Altra cifra stilistica del racconto è il continuo ping-pong fra passato e presente, fra le radici del cantautore e quello che ha lasciato. Ed un’altra alternanza presente è quella che ad intervalli più o meno regolari fa tornare lo spettatore fra le vie di Napoli, nei quartieri più disagiati o in case patrizie, facce opposte della stessa medaglia. Descrive bene questa bipolarità uno degli interventi di Peppe Lanzetta, amico d’infanzia e compagno di scuola di Pino, quando racconta del ritorno all’alba da un concerto degli Yes, gettandosi poi direttamente a scuola, e racconta di loro, ragazzi di allora, “sospesi fra Rick Wakeman e la professoressa di spagnolo, tra Alvin Lee e Peppino Gagliardi”. In poche battute, la cifra di un’epoca, quell’epoca che, anche musicalmente, ha generato Pino Daniele.
Se la parte affidata alle testimonianze è divertente e convincente, la parte dedicata alla rivoluzione musicale compiuta in quegli anni lascia un po’ la sensazione che, avendo a disposizione le teche Rai, si sarebbe potuto fare qualcosa di più, o qualcosa di diverso. Certo, vengono proposti pezzi di concerto incredibili, dove si sperimenta e si capisce quello che Pino dice ad un certo punto: “Abbiamo cominciato a suonare insieme e abbiamo creato un sound”. Ed è assolutamente vero: come in pochi altri casi nella canzone italiana (Dalla è uno di questi, Battisti, sicuramente, e pochi altri) qui non ci sono solo bellissime ed intense canzoni, ma un suono nuovo, una strada mai battuta prima. Ma ci ha lasciato un po’ lì (dico ‘ci’ perché ha visto il film con me un caro amico e musicista, Stefano Pecorelli), l’aver tralasciato due momenti importantissimi della produzione di Daniele come Nero a metà, appena sfiorato e Musicante nemmeno citato. Certo, non pretendiamo che si possa essere esaustivi, ma dare spazio ad episodi più recenti e francamente meno importanti ci ha lasciato leggermente perplessi. Come pure qualche testimonianza abbastanza inutile.

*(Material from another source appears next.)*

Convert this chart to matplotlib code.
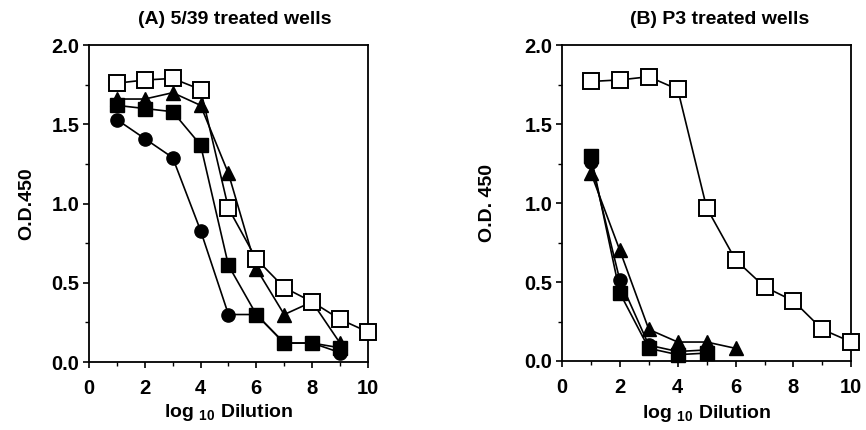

Ma tant’è, nel complesso Il tempo resterà è un film che si lascia guardare, la fotografia è spettacolare, ed alcune trovate registiche molto riuscite. Ci si avvicina a questo grande personaggio, cogliendo una serie di peculiarità che lo fanno amare di più a chi ne sapeva già un po’, e conoscere in alcuni aspetti della sua carriera e della sua personalità a chi magari non lo conosceva affatto. Un possibile pungolo a far andare oltre, a farlo conoscere di più. Impossibile citare tutte le testimonianze raccolte. Vale la pena concludere con due frasi che riassumono in breve i tratti principali della filosofia di Pino Daniele, riportate in video nel film. Ad uno spettatore che in concerto gli urla di imparare a parlare, tranquillo e in dialetto Pino risponde: “non fa niente parlare, l’importante è sapé sunà!”. E poi, nella bottega di un liutaio, dice proprio (cito a memoria) la frase che verrà presa come titolo di questo film: “la musica è un codice per entrare nel tempo: noi andremo via, e il tempo resterà.” Fortunatamente anche la musica di Pino Daniele resta, e questo documento è sicuramente un grimaldello per poterci entrare e farsi venire la voglia di saperne di più.